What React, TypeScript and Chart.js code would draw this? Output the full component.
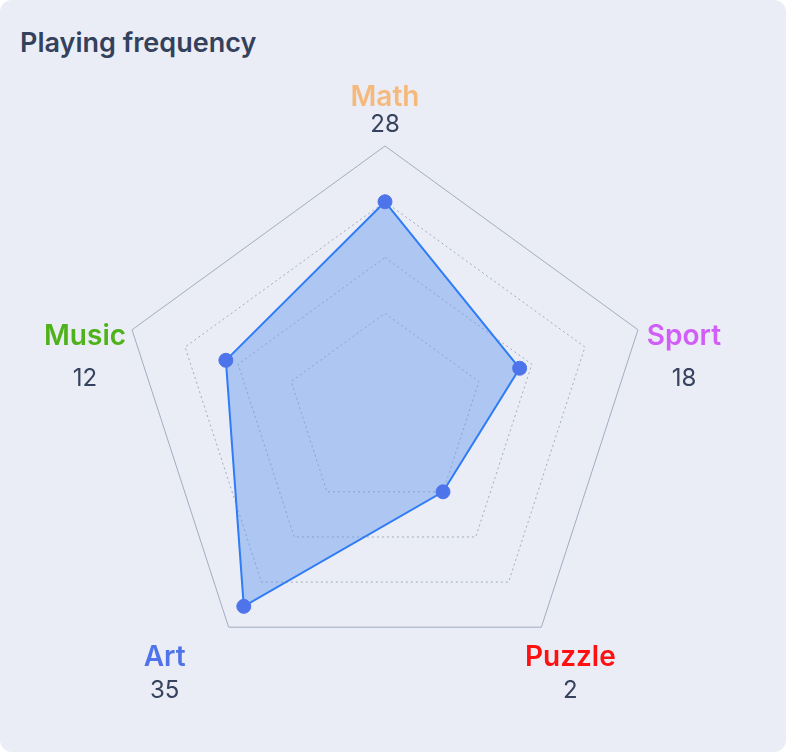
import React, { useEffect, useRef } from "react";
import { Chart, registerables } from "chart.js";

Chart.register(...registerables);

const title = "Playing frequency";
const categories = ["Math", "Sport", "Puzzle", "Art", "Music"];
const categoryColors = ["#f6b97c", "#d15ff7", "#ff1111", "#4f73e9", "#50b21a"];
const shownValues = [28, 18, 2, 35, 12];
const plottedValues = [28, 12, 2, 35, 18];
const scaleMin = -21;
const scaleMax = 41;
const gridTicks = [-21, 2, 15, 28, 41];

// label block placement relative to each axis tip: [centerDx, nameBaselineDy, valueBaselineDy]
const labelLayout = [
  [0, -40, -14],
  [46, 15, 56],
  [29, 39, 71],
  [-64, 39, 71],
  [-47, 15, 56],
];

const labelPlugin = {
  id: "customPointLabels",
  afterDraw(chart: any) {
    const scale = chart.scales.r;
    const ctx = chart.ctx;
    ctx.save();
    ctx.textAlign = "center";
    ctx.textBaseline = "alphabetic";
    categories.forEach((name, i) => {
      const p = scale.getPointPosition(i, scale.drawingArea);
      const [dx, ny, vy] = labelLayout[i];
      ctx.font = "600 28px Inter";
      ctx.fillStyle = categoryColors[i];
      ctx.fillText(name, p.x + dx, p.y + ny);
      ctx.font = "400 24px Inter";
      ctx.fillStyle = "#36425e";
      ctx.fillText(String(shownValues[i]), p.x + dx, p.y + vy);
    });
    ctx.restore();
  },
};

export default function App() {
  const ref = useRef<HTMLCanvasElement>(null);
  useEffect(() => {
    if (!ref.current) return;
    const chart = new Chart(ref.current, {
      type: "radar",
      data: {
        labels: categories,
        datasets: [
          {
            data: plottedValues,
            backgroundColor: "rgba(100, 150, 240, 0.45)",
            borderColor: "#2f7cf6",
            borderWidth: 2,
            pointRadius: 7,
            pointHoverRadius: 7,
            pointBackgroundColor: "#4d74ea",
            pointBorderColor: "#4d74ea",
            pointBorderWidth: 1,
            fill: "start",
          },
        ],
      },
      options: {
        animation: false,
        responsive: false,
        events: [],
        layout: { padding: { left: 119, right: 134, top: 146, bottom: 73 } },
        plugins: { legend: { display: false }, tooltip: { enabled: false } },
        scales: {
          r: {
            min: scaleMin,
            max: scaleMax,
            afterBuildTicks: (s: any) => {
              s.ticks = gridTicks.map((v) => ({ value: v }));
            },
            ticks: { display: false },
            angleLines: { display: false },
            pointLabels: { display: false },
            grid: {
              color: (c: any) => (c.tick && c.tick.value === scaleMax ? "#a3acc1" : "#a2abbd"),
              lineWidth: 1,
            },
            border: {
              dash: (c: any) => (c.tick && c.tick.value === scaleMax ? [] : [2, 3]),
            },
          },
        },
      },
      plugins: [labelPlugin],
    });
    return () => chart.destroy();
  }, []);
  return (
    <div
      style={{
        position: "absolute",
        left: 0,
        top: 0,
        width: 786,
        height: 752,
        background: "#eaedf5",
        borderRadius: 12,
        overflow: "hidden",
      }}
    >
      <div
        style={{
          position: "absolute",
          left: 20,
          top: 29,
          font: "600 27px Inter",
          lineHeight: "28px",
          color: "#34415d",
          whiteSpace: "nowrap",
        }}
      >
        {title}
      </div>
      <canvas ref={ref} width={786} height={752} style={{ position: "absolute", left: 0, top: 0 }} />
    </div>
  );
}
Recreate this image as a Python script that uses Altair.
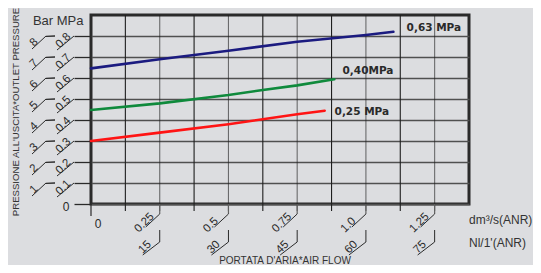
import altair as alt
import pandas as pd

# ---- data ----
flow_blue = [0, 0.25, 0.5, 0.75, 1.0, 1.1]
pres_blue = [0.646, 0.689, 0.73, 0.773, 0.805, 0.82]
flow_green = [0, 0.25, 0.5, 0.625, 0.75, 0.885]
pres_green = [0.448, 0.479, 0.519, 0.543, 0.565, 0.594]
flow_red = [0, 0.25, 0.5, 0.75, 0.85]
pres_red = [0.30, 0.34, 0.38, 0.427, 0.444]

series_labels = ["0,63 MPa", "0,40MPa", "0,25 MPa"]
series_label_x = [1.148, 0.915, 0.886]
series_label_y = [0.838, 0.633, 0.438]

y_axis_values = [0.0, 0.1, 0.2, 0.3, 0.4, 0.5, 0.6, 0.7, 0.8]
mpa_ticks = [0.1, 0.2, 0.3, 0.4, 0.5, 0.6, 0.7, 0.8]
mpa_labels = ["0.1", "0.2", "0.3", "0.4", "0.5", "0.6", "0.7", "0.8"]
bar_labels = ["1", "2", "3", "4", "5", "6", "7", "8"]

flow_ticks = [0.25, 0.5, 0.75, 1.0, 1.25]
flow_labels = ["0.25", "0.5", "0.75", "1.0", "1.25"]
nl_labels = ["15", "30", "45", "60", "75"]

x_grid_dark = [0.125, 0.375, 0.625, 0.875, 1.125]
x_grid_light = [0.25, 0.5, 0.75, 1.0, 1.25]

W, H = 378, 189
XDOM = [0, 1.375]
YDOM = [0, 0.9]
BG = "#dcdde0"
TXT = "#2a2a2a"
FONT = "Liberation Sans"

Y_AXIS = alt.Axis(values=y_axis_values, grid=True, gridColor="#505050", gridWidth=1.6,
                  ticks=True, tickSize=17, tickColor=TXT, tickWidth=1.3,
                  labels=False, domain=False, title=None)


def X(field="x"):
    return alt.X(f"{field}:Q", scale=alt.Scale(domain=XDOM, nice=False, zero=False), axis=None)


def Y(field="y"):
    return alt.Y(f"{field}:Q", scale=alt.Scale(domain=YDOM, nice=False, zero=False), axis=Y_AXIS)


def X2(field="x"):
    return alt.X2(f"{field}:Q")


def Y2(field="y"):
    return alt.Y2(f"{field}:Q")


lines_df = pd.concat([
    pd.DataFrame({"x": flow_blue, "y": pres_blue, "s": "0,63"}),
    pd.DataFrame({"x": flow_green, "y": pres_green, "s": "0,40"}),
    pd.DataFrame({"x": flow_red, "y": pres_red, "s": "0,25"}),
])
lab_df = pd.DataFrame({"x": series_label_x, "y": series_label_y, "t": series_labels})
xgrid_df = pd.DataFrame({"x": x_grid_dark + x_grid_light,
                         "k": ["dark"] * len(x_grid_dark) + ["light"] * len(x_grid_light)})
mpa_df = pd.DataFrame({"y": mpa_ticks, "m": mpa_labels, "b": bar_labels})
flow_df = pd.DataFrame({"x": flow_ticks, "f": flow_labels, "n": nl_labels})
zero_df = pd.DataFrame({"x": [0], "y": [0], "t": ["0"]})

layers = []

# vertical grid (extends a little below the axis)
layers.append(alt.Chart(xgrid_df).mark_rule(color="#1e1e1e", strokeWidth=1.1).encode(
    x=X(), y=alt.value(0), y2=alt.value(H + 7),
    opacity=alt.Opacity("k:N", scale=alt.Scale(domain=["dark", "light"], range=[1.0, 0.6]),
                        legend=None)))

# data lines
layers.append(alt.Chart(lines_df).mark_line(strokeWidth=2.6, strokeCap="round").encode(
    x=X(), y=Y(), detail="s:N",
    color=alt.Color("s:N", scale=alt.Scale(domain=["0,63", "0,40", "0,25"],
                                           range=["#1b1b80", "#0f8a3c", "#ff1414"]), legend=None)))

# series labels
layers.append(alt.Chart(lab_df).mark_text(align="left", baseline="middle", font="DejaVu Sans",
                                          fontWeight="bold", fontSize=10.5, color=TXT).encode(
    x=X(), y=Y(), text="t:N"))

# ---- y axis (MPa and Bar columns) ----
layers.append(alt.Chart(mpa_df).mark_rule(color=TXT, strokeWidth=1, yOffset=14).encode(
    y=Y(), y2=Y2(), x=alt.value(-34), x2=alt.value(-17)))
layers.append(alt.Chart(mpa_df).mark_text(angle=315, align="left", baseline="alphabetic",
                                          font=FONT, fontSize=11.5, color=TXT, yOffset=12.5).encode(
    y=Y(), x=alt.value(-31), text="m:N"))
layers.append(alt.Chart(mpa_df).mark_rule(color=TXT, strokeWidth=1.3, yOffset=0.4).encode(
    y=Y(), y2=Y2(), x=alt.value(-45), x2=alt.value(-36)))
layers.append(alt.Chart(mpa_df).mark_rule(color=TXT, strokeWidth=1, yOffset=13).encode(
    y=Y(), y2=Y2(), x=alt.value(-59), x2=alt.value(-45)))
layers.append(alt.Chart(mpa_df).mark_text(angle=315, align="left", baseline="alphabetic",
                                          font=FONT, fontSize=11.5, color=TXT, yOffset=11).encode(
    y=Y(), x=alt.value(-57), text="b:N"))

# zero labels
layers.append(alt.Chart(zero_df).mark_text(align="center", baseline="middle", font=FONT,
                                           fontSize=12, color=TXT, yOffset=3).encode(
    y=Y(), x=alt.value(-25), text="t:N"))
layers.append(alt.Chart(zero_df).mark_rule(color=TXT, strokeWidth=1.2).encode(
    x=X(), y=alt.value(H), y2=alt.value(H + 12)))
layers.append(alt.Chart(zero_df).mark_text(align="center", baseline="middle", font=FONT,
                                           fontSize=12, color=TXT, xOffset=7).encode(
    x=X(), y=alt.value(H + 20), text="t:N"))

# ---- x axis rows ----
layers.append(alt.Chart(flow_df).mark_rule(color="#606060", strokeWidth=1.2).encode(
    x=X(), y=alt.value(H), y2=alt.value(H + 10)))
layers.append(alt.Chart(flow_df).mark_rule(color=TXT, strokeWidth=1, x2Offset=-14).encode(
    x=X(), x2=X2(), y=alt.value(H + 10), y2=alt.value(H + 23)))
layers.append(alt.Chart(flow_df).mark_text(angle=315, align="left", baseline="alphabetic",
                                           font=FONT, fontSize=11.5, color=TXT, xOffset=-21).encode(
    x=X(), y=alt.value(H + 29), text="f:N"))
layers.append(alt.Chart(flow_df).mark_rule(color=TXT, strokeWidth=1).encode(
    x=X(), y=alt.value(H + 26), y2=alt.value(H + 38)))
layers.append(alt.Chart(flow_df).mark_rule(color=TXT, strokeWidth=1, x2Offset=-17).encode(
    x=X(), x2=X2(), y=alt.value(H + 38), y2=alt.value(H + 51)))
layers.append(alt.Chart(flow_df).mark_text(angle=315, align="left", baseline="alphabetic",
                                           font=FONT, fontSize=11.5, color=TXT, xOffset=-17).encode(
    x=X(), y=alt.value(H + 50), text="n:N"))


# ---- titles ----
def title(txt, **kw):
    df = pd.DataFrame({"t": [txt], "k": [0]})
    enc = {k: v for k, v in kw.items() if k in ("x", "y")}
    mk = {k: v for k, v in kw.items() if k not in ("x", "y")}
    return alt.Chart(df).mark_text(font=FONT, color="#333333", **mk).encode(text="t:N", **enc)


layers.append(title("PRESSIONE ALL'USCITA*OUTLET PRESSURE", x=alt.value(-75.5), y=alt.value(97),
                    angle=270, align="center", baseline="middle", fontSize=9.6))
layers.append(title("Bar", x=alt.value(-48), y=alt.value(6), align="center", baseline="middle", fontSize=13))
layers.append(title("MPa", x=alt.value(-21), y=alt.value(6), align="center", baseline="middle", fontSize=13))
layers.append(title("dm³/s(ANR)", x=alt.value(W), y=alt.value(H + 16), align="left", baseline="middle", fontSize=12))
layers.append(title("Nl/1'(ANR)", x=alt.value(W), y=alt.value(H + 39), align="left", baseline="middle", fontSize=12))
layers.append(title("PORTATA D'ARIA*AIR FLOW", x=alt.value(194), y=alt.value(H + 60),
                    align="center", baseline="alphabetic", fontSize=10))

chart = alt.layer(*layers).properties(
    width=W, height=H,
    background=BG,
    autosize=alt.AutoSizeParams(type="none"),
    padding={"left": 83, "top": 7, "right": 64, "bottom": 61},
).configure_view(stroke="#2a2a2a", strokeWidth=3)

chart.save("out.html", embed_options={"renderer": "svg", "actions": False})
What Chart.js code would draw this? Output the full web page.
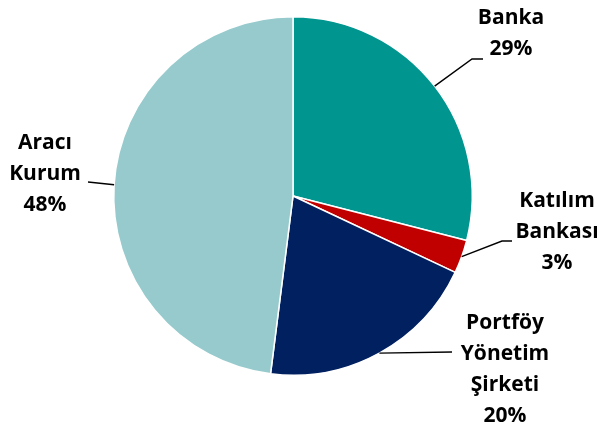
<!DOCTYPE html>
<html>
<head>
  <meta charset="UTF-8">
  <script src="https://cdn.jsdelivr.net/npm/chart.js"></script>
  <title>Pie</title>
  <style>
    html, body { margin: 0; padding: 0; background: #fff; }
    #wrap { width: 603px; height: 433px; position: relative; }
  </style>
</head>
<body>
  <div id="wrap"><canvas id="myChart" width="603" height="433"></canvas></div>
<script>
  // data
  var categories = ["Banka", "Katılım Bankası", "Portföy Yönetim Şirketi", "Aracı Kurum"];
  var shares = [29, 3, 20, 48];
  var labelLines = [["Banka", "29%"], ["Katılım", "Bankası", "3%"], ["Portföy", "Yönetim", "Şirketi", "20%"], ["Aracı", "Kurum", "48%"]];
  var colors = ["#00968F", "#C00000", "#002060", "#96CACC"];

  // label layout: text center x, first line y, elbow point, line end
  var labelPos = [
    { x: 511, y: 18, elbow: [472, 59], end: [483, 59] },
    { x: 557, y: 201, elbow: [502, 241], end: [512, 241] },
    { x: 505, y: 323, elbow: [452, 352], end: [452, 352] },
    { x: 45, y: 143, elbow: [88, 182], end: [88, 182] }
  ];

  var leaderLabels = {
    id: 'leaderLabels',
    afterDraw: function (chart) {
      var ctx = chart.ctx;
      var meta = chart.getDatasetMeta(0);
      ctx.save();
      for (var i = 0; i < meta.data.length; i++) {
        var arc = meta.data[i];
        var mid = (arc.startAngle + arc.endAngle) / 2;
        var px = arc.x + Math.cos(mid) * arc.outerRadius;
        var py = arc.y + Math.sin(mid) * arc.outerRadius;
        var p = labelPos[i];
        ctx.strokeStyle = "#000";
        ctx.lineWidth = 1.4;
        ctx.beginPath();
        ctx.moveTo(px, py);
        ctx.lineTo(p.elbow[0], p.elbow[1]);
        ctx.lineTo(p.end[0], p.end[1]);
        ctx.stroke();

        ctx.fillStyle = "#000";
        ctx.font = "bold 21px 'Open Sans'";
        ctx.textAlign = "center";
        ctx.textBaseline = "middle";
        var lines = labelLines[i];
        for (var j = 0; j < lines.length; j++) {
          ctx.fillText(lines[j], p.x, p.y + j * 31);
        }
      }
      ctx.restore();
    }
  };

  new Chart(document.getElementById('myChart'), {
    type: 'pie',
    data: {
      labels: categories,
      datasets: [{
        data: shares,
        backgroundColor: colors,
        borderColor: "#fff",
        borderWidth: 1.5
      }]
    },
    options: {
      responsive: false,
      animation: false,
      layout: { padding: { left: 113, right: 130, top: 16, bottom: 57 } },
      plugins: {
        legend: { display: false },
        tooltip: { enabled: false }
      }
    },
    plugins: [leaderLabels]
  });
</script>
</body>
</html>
§
■ **Task to carry out**
From the top of the listing above, repeat each line exactly until you reach the line containing "Chart.register(...registerables);", and repeat that one too. Leave the pictures out.

■ **Exercise result**
What React, TypeScript and Chart.js code would draw this? Output the full component.
import React, { useEffect, useRef } from "react";
import { Chart, registerables } from "chart.js";

Chart.register(...registerables);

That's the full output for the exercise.